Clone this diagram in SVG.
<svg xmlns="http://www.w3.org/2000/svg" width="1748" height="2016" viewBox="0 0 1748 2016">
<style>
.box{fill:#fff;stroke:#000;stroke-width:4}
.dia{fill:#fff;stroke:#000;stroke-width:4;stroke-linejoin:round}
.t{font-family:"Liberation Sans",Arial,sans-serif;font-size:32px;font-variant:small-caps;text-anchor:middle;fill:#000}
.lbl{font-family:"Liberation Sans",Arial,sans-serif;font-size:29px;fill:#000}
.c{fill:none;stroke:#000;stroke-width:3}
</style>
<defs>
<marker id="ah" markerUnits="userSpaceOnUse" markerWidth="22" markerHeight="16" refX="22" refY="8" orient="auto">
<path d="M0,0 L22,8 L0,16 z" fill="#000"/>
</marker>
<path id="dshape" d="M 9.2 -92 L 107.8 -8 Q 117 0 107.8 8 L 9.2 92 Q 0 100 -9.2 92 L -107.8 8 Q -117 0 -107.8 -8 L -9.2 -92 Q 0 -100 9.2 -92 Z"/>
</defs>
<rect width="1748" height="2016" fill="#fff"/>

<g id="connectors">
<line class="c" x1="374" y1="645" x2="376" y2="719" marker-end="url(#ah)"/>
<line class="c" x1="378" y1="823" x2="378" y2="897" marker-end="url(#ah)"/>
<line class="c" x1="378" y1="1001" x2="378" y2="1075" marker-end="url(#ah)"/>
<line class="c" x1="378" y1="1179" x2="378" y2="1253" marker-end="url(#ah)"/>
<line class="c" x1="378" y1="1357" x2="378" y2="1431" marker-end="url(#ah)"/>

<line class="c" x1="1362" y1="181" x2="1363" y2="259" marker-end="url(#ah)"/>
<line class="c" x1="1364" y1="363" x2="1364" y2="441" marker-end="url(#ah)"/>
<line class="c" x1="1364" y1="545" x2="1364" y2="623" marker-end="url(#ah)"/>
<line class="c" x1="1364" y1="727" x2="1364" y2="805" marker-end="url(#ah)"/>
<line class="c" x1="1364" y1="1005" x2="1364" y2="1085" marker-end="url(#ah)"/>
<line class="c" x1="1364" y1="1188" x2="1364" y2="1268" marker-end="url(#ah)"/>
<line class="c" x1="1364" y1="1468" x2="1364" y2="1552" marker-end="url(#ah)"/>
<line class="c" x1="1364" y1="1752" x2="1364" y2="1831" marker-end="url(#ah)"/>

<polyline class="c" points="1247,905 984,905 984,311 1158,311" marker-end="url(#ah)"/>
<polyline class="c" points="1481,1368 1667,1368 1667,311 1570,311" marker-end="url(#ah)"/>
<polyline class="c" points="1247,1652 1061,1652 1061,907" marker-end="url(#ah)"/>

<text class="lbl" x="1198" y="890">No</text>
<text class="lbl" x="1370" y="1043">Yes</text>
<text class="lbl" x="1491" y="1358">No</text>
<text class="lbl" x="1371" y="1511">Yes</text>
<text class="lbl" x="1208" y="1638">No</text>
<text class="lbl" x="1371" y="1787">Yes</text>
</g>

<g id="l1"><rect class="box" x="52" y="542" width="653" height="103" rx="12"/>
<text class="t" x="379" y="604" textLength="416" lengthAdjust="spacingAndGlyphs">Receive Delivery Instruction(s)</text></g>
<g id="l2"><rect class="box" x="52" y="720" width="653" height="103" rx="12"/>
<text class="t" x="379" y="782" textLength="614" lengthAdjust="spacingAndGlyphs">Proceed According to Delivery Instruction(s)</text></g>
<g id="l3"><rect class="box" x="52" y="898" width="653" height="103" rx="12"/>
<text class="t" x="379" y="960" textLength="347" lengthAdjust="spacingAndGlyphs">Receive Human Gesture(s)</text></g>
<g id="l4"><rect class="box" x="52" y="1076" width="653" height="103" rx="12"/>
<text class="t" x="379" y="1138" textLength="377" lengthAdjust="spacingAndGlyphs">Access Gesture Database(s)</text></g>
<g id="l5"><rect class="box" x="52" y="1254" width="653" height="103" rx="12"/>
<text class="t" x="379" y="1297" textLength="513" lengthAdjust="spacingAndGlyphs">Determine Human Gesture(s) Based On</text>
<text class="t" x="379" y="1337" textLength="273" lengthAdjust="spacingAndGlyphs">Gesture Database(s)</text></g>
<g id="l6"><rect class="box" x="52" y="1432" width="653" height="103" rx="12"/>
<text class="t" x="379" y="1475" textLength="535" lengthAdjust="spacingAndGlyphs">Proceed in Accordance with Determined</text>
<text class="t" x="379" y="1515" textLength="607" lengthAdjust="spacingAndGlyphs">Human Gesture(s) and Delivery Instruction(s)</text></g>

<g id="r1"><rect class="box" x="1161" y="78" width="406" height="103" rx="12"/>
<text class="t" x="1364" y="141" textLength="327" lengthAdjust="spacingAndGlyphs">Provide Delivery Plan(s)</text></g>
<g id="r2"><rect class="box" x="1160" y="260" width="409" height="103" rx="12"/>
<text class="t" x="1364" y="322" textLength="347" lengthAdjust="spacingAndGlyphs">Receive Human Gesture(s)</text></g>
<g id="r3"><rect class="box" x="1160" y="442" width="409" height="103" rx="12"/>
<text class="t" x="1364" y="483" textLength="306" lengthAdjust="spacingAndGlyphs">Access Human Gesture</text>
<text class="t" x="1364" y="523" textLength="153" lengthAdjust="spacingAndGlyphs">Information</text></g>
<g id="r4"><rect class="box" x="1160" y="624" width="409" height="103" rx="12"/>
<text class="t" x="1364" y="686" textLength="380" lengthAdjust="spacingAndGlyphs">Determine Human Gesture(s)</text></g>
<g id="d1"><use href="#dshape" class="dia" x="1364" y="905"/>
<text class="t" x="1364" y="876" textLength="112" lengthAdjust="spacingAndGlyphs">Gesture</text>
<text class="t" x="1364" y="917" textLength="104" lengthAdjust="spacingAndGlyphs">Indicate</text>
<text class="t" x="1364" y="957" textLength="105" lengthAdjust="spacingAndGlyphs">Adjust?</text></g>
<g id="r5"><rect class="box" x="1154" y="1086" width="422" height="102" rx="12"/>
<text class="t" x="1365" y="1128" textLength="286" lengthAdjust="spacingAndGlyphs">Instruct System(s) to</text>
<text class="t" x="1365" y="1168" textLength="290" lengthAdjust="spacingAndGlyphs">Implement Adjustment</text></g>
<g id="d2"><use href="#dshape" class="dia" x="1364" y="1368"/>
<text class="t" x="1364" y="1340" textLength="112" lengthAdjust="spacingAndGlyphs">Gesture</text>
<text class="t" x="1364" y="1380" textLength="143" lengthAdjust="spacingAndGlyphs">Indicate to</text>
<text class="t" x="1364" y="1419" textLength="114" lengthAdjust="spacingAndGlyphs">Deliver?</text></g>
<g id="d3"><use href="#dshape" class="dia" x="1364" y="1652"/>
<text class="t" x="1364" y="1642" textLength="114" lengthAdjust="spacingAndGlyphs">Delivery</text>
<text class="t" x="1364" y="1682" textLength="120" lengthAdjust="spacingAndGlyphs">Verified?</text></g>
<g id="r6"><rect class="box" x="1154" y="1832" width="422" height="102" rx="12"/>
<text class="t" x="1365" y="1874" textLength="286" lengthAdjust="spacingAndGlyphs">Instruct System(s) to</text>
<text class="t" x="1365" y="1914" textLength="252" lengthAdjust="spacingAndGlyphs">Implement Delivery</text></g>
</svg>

※

Job = From the preceding material, extract every line exactly.

Answer to this exercise =
Clone this diagram in SVG.
<svg xmlns="http://www.w3.org/2000/svg" width="1748" height="2016" viewBox="0 0 1748 2016">
<style>
.box{fill:#fff;stroke:#000;stroke-width:4}
.dia{fill:#fff;stroke:#000;stroke-width:4;stroke-linejoin:round}
.t{font-family:"Liberation Sans",Arial,sans-serif;font-size:32px;font-variant:small-caps;text-anchor:middle;fill:#000}
.lbl{font-family:"Liberation Sans",Arial,sans-serif;font-size:29px;fill:#000}
.c{fill:none;stroke:#000;stroke-width:3}
</style>
<defs>
<marker id="ah" markerUnits="userSpaceOnUse" markerWidth="22" markerHeight="16" refX="22" refY="8" orient="auto">
<path d="M0,0 L22,8 L0,16 z" fill="#000"/>
</marker>
<path id="dshape" d="M 9.2 -92 L 107.8 -8 Q 117 0 107.8 8 L 9.2 92 Q 0 100 -9.2 92 L -107.8 8 Q -117 0 -107.8 -8 L -9.2 -92 Q 0 -100 9.2 -92 Z"/>
</defs>
<rect width="1748" height="2016" fill="#fff"/>

<g id="connectors">
<line class="c" x1="374" y1="645" x2="376" y2="719" marker-end="url(#ah)"/>
<line class="c" x1="378" y1="823" x2="378" y2="897" marker-end="url(#ah)"/>
<line class="c" x1="378" y1="1001" x2="378" y2="1075" marker-end="url(#ah)"/>
<line class="c" x1="378" y1="1179" x2="378" y2="1253" marker-end="url(#ah)"/>
<line class="c" x1="378" y1="1357" x2="378" y2="1431" marker-end="url(#ah)"/>

<line class="c" x1="1362" y1="181" x2="1363" y2="259" marker-end="url(#ah)"/>
<line class="c" x1="1364" y1="363" x2="1364" y2="441" marker-end="url(#ah)"/>
<line class="c" x1="1364" y1="545" x2="1364" y2="623" marker-end="url(#ah)"/>
<line class="c" x1="1364" y1="727" x2="1364" y2="805" marker-end="url(#ah)"/>
<line class="c" x1="1364" y1="1005" x2="1364" y2="1085" marker-end="url(#ah)"/>
<line class="c" x1="1364" y1="1188" x2="1364" y2="1268" marker-end="url(#ah)"/>
<line class="c" x1="1364" y1="1468" x2="1364" y2="1552" marker-end="url(#ah)"/>
<line class="c" x1="1364" y1="1752" x2="1364" y2="1831" marker-end="url(#ah)"/>

<polyline class="c" points="1247,905 984,905 984,311 1158,311" marker-end="url(#ah)"/>
<polyline class="c" points="1481,1368 1667,1368 1667,311 1570,311" marker-end="url(#ah)"/>
<polyline class="c" points="1247,1652 1061,1652 1061,907" marker-end="url(#ah)"/>

<text class="lbl" x="1198" y="890">No</text>
<text class="lbl" x="1370" y="1043">Yes</text>
<text class="lbl" x="1491" y="1358">No</text>
<text class="lbl" x="1371" y="1511">Yes</text>
<text class="lbl" x="1208" y="1638">No</text>
<text class="lbl" x="1371" y="1787">Yes</text>
</g>

<g id="l1"><rect class="box" x="52" y="542" width="653" height="103" rx="12"/>
<text class="t" x="379" y="604" textLength="416" lengthAdjust="spacingAndGlyphs">Receive Delivery Instruction(s)</text></g>
<g id="l2"><rect class="box" x="52" y="720" width="653" height="103" rx="12"/>
<text class="t" x="379" y="782" textLength="614" lengthAdjust="spacingAndGlyphs">Proceed According to Delivery Instruction(s)</text></g>
<g id="l3"><rect class="box" x="52" y="898" width="653" height="103" rx="12"/>
<text class="t" x="379" y="960" textLength="347" lengthAdjust="spacingAndGlyphs">Receive Human Gesture(s)</text></g>
<g id="l4"><rect class="box" x="52" y="1076" width="653" height="103" rx="12"/>
<text class="t" x="379" y="1138" textLength="377" lengthAdjust="spacingAndGlyphs">Access Gesture Database(s)</text></g>
<g id="l5"><rect class="box" x="52" y="1254" width="653" height="103" rx="12"/>
<text class="t" x="379" y="1297" textLength="513" lengthAdjust="spacingAndGlyphs">Determine Human Gesture(s) Based On</text>
<text class="t" x="379" y="1337" textLength="273" lengthAdjust="spacingAndGlyphs">Gesture Database(s)</text></g>
<g id="l6"><rect class="box" x="52" y="1432" width="653" height="103" rx="12"/>
<text class="t" x="379" y="1475" textLength="535" lengthAdjust="spacingAndGlyphs">Proceed in Accordance with Determined</text>
<text class="t" x="379" y="1515" textLength="607" lengthAdjust="spacingAndGlyphs">Human Gesture(s) and Delivery Instruction(s)</text></g>

<g id="r1"><rect class="box" x="1161" y="78" width="406" height="103" rx="12"/>
<text class="t" x="1364" y="141" textLength="327" lengthAdjust="spacingAndGlyphs">Provide Delivery Plan(s)</text></g>
<g id="r2"><rect class="box" x="1160" y="260" width="409" height="103" rx="12"/>
<text class="t" x="1364" y="322" textLength="347" lengthAdjust="spacingAndGlyphs">Receive Human Gesture(s)</text></g>
<g id="r3"><rect class="box" x="1160" y="442" width="409" height="103" rx="12"/>
<text class="t" x="1364" y="483" textLength="306" lengthAdjust="spacingAndGlyphs">Access Human Gesture</text>
<text class="t" x="1364" y="523" textLength="153" lengthAdjust="spacingAndGlyphs">Information</text></g>
<g id="r4"><rect class="box" x="1160" y="624" width="409" height="103" rx="12"/>
<text class="t" x="1364" y="686" textLength="380" lengthAdjust="spacingAndGlyphs">Determine Human Gesture(s)</text></g>
<g id="d1"><use href="#dshape" class="dia" x="1364" y="905"/>
<text class="t" x="1364" y="876" textLength="112" lengthAdjust="spacingAndGlyphs">Gesture</text>
<text class="t" x="1364" y="917" textLength="104" lengthAdjust="spacingAndGlyphs">Indicate</text>
<text class="t" x="1364" y="957" textLength="105" lengthAdjust="spacingAndGlyphs">Adjust?</text></g>
<g id="r5"><rect class="box" x="1154" y="1086" width="422" height="102" rx="12"/>
<text class="t" x="1365" y="1128" textLength="286" lengthAdjust="spacingAndGlyphs">Instruct System(s) to</text>
<text class="t" x="1365" y="1168" textLength="290" lengthAdjust="spacingAndGlyphs">Implement Adjustment</text></g>
<g id="d2"><use href="#dshape" class="dia" x="1364" y="1368"/>
<text class="t" x="1364" y="1340" textLength="112" lengthAdjust="spacingAndGlyphs">Gesture</text>
<text class="t" x="1364" y="1380" textLength="143" lengthAdjust="spacingAndGlyphs">Indicate to</text>
<text class="t" x="1364" y="1419" textLength="114" lengthAdjust="spacingAndGlyphs">Deliver?</text></g>
<g id="d3"><use href="#dshape" class="dia" x="1364" y="1652"/>
<text class="t" x="1364" y="1642" textLength="114" lengthAdjust="spacingAndGlyphs">Delivery</text>
<text class="t" x="1364" y="1682" textLength="120" lengthAdjust="spacingAndGlyphs">Verified?</text></g>
<g id="r6"><rect class="box" x="1154" y="1832" width="422" height="102" rx="12"/>
<text class="t" x="1365" y="1874" textLength="286" lengthAdjust="spacingAndGlyphs">Instruct System(s) to</text>
<text class="t" x="1365" y="1914" textLength="252" lengthAdjust="spacingAndGlyphs">Implement Delivery</text></g>
</svg>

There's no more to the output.